**Stated goal:** Write the data below out exactly as it stands. Do not include the pictures.

**Material provided:**
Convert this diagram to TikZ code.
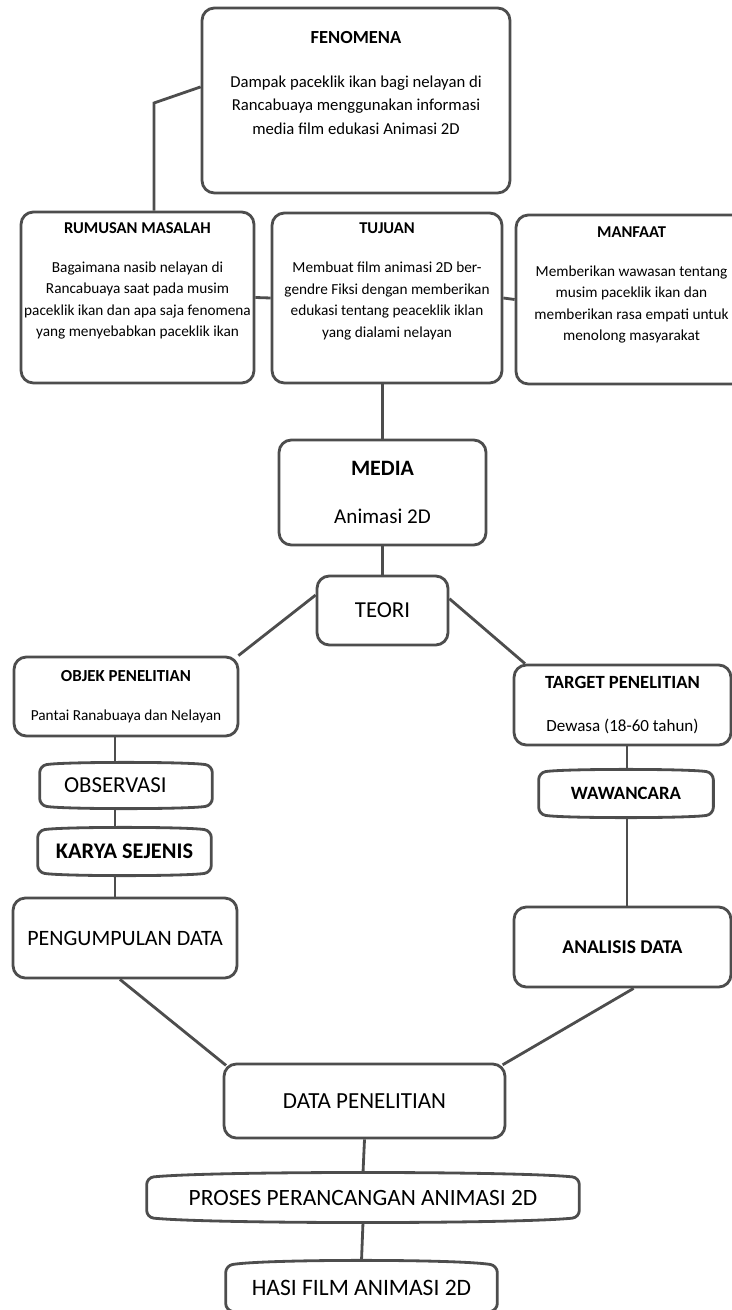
\documentclass[tikz,border=0pt]{standalone}
\usepackage{fontspec}
\setmainfont{Carlito}
\usepackage{tikz}
\usetikzlibrary{calc}
\usetikzlibrary{positioning}
\definecolor{boxgray}{HTML}{4D4D4D}
\tikzset{box/.style={draw=boxgray, line width=1.6pt, rounded corners=7pt, inner sep=2pt, align=center}}
\tikzset{tapebox/.style={inner sep=2pt, align=center}}
\tikzset{txt/.style={inner sep=0pt, align=center}}
\tikzset{link/.style={draw=boxgray, line width=1.6pt}}
% outline with a bulging top and bottom, drawn round a named node
\newcommand{\tapeborder}[2]{%
	\draw[link, rounded corners=4pt] ($(#1.north west)+(0pt,-#2)$)
		.. controls ($(#1.north west)!0.15!(#1.north east)+(0pt,#2/3)$) and ($(#1.north west)!0.85!(#1.north east)+(0pt,#2/3)$) .. ($(#1.north east)+(0pt,-#2)$)
		-- ($(#1.south east)+(0pt,#2)$)
		.. controls ($(#1.south west)!0.85!(#1.south east)+(0pt,-#2/3)$) and ($(#1.south west)!0.15!(#1.south east)+(0pt,-#2/3)$) .. ($(#1.south west)+(0pt,#2)$)
		-- cycle;}

\begin{document}
\begin{tikzpicture}[x=0.02cm, y=-0.02cm]
	% Default look for the text
	\tikzstyle{every node}=[text=black];
	\useasboundingbox (0,0) rectangle (732,1310);

	% TOP
	\node[box, minimum width=6.16cm, minimum height=3.70cm] (fenomena) at (356,100.5) {};
	\node[txt, font=\fontsize{9.5}{13.3}\selectfont] (fenomena text) at (356,83) {{\fontsize{10.5}{12}\selectfont\bfseries FENOMENA}\\[11.7pt]Dampak paceklik ikan bagi nelayan di\\Rancabuaya menggunakan informasi\\media film edukasi Animasi 2D};

	\node[box, minimum width=4.66cm, minimum height=3.42cm] (rumusan) at (137.5,297.5) {};
	\node[txt, font=\fontsize{8.7}{12.3}\selectfont] (rumusan text) at (137.5,281) {{\fontsize{9.4}{11}\selectfont\bfseries RUMUSAN MASALAH}\\[9.8pt]Bagaimana nasib nelayan di\\Rancabuaya saat pada musim\\paceklik ikan dan apa saja fenomena\\yang menyebabkan paceklik ikan};

	\node[box, minimum width=4.60cm, minimum height=3.40cm] (tujuan) at (387,298) {};
	\node[txt, font=\fontsize{8.7}{12.3}\selectfont] (tujuan text) at (387,281.5) {{\fontsize{9.4}{11}\selectfont\bfseries TUJUAN}\\[9.8pt]Membuat film animasi 2D ber-\\gendre Fiksi dengan memberikan\\edukasi tentang peaceklik iklan\\yang dialami nelayan};

	\node[box, minimum width=4.68cm, minimum height=3.38cm] (manfaat) at (633,299.5) {};
	\node[txt, font=\fontsize{8.7}{12.3}\selectfont] (manfaat text) at (631.5,285) {{\fontsize{9.4}{11}\selectfont\bfseries MANFAAT}\\[9.8pt]Memberikan wawasan tentang\\musim paceklik ikan dan\\memberikan rasa empati untuk\\menolong masyarakat};

	% MIDDLE
	\node[box, minimum width=4.14cm, minimum height=2.10cm, font=\fontsize{12}{14}\selectfont] (media) at (382.5,492.5) {{\fontsize{12.5}{14}\selectfont\bfseries MEDIA}\\[13.8pt]Animasi 2D};
	\node[box, minimum width=2.62cm, minimum height=1.38cm, font=\fontsize{13}{15}\selectfont] (teori) at (382.5,610.5) {TEORI};

	% LEFT
	\node[box, minimum width=4.48cm, minimum height=1.58cm, font=\fontsize{8.7}{10.5}\selectfont] (objek) at (126,696.5) {{\fontsize{9.6}{11}\selectfont\bfseries OBJEK PENELITIAN}\\[11.5pt]Pantai Ranabuaya dan Nelayan};
	\node[tapebox, minimum width=3.44cm, minimum height=0.90cm, text width=2.48cm, align=left, font=\fontsize{13}{15}\selectfont] (observasi) at (126,785.5) {OBSERVASI};
	\node[tapebox, minimum width=3.46cm, minimum height=0.94cm, font=\fontsize{12.7}{15}\selectfont\bfseries] (karya) at (124.5,851.5) {KARYA SEJENIS};
	\node[box, minimum width=4.48cm, minimum height=1.60cm, font=\fontsize{12.5}{15}\selectfont] (pengumpulan) at (125,938) {PENGUMPULAN DATA};

	% RIGHT
	\node[box, minimum width=4.34cm, minimum height=1.60cm, font=\fontsize{9.7}{12}\selectfont] (target) at (622.5,705) {{\fontsize{10.6}{12}\selectfont\bfseries TARGET PENELITIAN}\\[12.4pt]Dewasa (18-60 tahun)};
	\node[tapebox, minimum width=3.48cm, minimum height=0.94cm, font=\fontsize{10.7}{13}\selectfont\bfseries] (wawancara) at (626,793.5) {WAWANCARA};
	\node[box, minimum width=4.34cm, minimum height=1.60cm, font=\fontsize{11.1}{13}\selectfont\bfseries] (analisis) at (622.5,947) {ANALISIS DATA};

	% BOTTOM
	\node[box, minimum width=5.62cm, minimum height=1.48cm, font=\fontsize{13.1}{15}\selectfont] (data) at (364.5,1101) {DATA PENELITIAN};
	\node[tapebox, minimum width=8.64cm, minimum height=0.98cm, font=\fontsize{13.3}{15}\selectfont] (proses) at (363,1197.5) {PROSES PERANCANGAN ANIMASI 2D};
	\node[tapebox, minimum width=5.42cm, minimum height=1.08cm, font=\fontsize{13.4}{15}\selectfont] (hasi) at (361.5,1288) {HASI FILM ANIMASI 2D};

	% Outlines
	\tapeborder{observasi}{1.7pt}
	\tapeborder{karya}{1.7pt}
	\tapeborder{wawancara}{1.7pt}
	\tapeborder{proses}{2.8pt}
	\tapeborder{hasi}{2.8pt}

	% Connectors
	\coordinate (fenomena bend) at (154,103);
	\coordinate (left spine) at (115,0);
	\coordinate (right spine) at (627,0);

	\draw[link] (fenomena.175) -- (fenomena bend) -- (fenomena bend |- rumusan.north);
	\draw[link] (rumusan.east) -- (tujuan.west);
	\draw[link] (tujuan.east) -- (manfaat.west);
	\draw[link] (media.north) -- (media.north |- tujuan.south);
	\draw[link] (media.south) -- (teori.north);

	\draw[link] (teori.167) -- (objek.20);
	\draw[link] (teori.10) -- (target.157);

	\draw[link] (objek.south -| left spine) -- (observasi.north -| left spine);
	\draw[link] (observasi.south -| left spine) -- (karya.north -| left spine);
	\draw[link] (karya.south -| left spine) -- (pengumpulan.north -| left spine);

	\draw[link] (target.south -| right spine) -- (wawancara.north -| right spine);
	\draw[link] (wawancara.south -| right spine) -- (analisis.north -| right spine);

	\draw[link, shorten >=-2.5pt] (pengumpulan.263) -- (data.north west);
	\draw[link, shorten >=-2.5pt] (analisis.285) -- (data.north east);
	\draw[link] (data.south) -- (proses.north);
	\draw[link] (proses.south) -- (hasi.north);
\end{tikzpicture}
\end{document}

**Exercise response:**
Convert this diagram to TikZ code.
\documentclass[tikz,border=0pt]{standalone}
\usepackage{fontspec}
\setmainfont{Carlito}
\usepackage{tikz}
\usetikzlibrary{calc}
\usetikzlibrary{positioning}
\definecolor{boxgray}{HTML}{4D4D4D}
\tikzset{box/.style={draw=boxgray, line width=1.6pt, rounded corners=7pt, inner sep=2pt, align=center}}
\tikzset{tapebox/.style={inner sep=2pt, align=center}}
\tikzset{txt/.style={inner sep=0pt, align=center}}
\tikzset{link/.style={draw=boxgray, line width=1.6pt}}
% outline with a bulging top and bottom, drawn round a named node
\newcommand{\tapeborder}[2]{%
	\draw[link, rounded corners=4pt] ($(#1.north west)+(0pt,-#2)$)
		.. controls ($(#1.north west)!0.15!(#1.north east)+(0pt,#2/3)$) and ($(#1.north west)!0.85!(#1.north east)+(0pt,#2/3)$) .. ($(#1.north east)+(0pt,-#2)$)
		-- ($(#1.south east)+(0pt,#2)$)
		.. controls ($(#1.south west)!0.85!(#1.south east)+(0pt,-#2/3)$) and ($(#1.south west)!0.15!(#1.south east)+(0pt,-#2/3)$) .. ($(#1.south west)+(0pt,#2)$)
		-- cycle;}

\begin{document}
\begin{tikzpicture}[x=0.02cm, y=-0.02cm]
	% Default look for the text
	\tikzstyle{every node}=[text=black];
	\useasboundingbox (0,0) rectangle (732,1310);

	% TOP
	\node[box, minimum width=6.16cm, minimum height=3.70cm] (fenomena) at (356,100.5) {};
	\node[txt, font=\fontsize{9.5}{13.3}\selectfont] (fenomena text) at (356,83) {{\fontsize{10.5}{12}\selectfont\bfseries FENOMENA}\\[11.7pt]Dampak paceklik ikan bagi nelayan di\\Rancabuaya menggunakan informasi\\media film edukasi Animasi 2D};

	\node[box, minimum width=4.66cm, minimum height=3.42cm] (rumusan) at (137.5,297.5) {};
	\node[txt, font=\fontsize{8.7}{12.3}\selectfont] (rumusan text) at (137.5,281) {{\fontsize{9.4}{11}\selectfont\bfseries RUMUSAN MASALAH}\\[9.8pt]Bagaimana nasib nelayan di\\Rancabuaya saat pada musim\\paceklik ikan dan apa saja fenomena\\yang menyebabkan paceklik ikan};

	\node[box, minimum width=4.60cm, minimum height=3.40cm] (tujuan) at (387,298) {};
	\node[txt, font=\fontsize{8.7}{12.3}\selectfont] (tujuan text) at (387,281.5) {{\fontsize{9.4}{11}\selectfont\bfseries TUJUAN}\\[9.8pt]Membuat film animasi 2D ber-\\gendre Fiksi dengan memberikan\\edukasi tentang peaceklik iklan\\yang dialami nelayan};

	\node[box, minimum width=4.68cm, minimum height=3.38cm] (manfaat) at (633,299.5) {};
	\node[txt, font=\fontsize{8.7}{12.3}\selectfont] (manfaat text) at (631.5,285) {{\fontsize{9.4}{11}\selectfont\bfseries MANFAAT}\\[9.8pt]Memberikan wawasan tentang\\musim paceklik ikan dan\\memberikan rasa empati untuk\\menolong masyarakat};

	% MIDDLE
	\node[box, minimum width=4.14cm, minimum height=2.10cm, font=\fontsize{12}{14}\selectfont] (media) at (382.5,492.5) {{\fontsize{12.5}{14}\selectfont\bfseries MEDIA}\\[13.8pt]Animasi 2D};
	\node[box, minimum width=2.62cm, minimum height=1.38cm, font=\fontsize{13}{15}\selectfont] (teori) at (382.5,610.5) {TEORI};

	% LEFT
	\node[box, minimum width=4.48cm, minimum height=1.58cm, font=\fontsize{8.7}{10.5}\selectfont] (objek) at (126,696.5) {{\fontsize{9.6}{11}\selectfont\bfseries OBJEK PENELITIAN}\\[11.5pt]Pantai Ranabuaya dan Nelayan};
	\node[tapebox, minimum width=3.44cm, minimum height=0.90cm, text width=2.48cm, align=left, font=\fontsize{13}{15}\selectfont] (observasi) at (126,785.5) {OBSERVASI};
	\node[tapebox, minimum width=3.46cm, minimum height=0.94cm, font=\fontsize{12.7}{15}\selectfont\bfseries] (karya) at (124.5,851.5) {KARYA SEJENIS};
	\node[box, minimum width=4.48cm, minimum height=1.60cm, font=\fontsize{12.5}{15}\selectfont] (pengumpulan) at (125,938) {PENGUMPULAN DATA};

	% RIGHT
	\node[box, minimum width=4.34cm, minimum height=1.60cm, font=\fontsize{9.7}{12}\selectfont] (target) at (622.5,705) {{\fontsize{10.6}{12}\selectfont\bfseries TARGET PENELITIAN}\\[12.4pt]Dewasa (18-60 tahun)};
	\node[tapebox, minimum width=3.48cm, minimum height=0.94cm, font=\fontsize{10.7}{13}\selectfont\bfseries] (wawancara) at (626,793.5) {WAWANCARA};
	\node[box, minimum width=4.34cm, minimum height=1.60cm, font=\fontsize{11.1}{13}\selectfont\bfseries] (analisis) at (622.5,947) {ANALISIS DATA};

	% BOTTOM
	\node[box, minimum width=5.62cm, minimum height=1.48cm, font=\fontsize{13.1}{15}\selectfont] (data) at (364.5,1101) {DATA PENELITIAN};
	\node[tapebox, minimum width=8.64cm, minimum height=0.98cm, font=\fontsize{13.3}{15}\selectfont] (proses) at (363,1197.5) {PROSES PERANCANGAN ANIMASI 2D};
	\node[tapebox, minimum width=5.42cm, minimum height=1.08cm, font=\fontsize{13.4}{15}\selectfont] (hasi) at (361.5,1288) {HASI FILM ANIMASI 2D};

	% Outlines
	\tapeborder{observasi}{1.7pt}
	\tapeborder{karya}{1.7pt}
	\tapeborder{wawancara}{1.7pt}
	\tapeborder{proses}{2.8pt}
	\tapeborder{hasi}{2.8pt}

	% Connectors
	\coordinate (fenomena bend) at (154,103);
	\coordinate (left spine) at (115,0);
	\coordinate (right spine) at (627,0);

	\draw[link] (fenomena.175) -- (fenomena bend) -- (fenomena bend |- rumusan.north);
	\draw[link] (rumusan.east) -- (tujuan.west);
	\draw[link] (tujuan.east) -- (manfaat.west);
	\draw[link] (media.north) -- (media.north |- tujuan.south);
	\draw[link] (media.south) -- (teori.north);

	\draw[link] (teori.167) -- (objek.20);
	\draw[link] (teori.10) -- (target.157);

	\draw[link] (objek.south -| left spine) -- (observasi.north -| left spine);
	\draw[link] (observasi.south -| left spine) -- (karya.north -| left spine);
	\draw[link] (karya.south -| left spine) -- (pengumpulan.north -| left spine);

	\draw[link] (target.south -| right spine) -- (wawancara.north -| right spine);
	\draw[link] (wawancara.south -| right spine) -- (analisis.north -| right spine);

	\draw[link, shorten >=-2.5pt] (pengumpulan.263) -- (data.north west);
	\draw[link, shorten >=-2.5pt] (analisis.285) -- (data.north east);
	\draw[link] (data.south) -- (proses.north);
	\draw[link] (proses.south) -- (hasi.north);
\end{tikzpicture}
\end{document}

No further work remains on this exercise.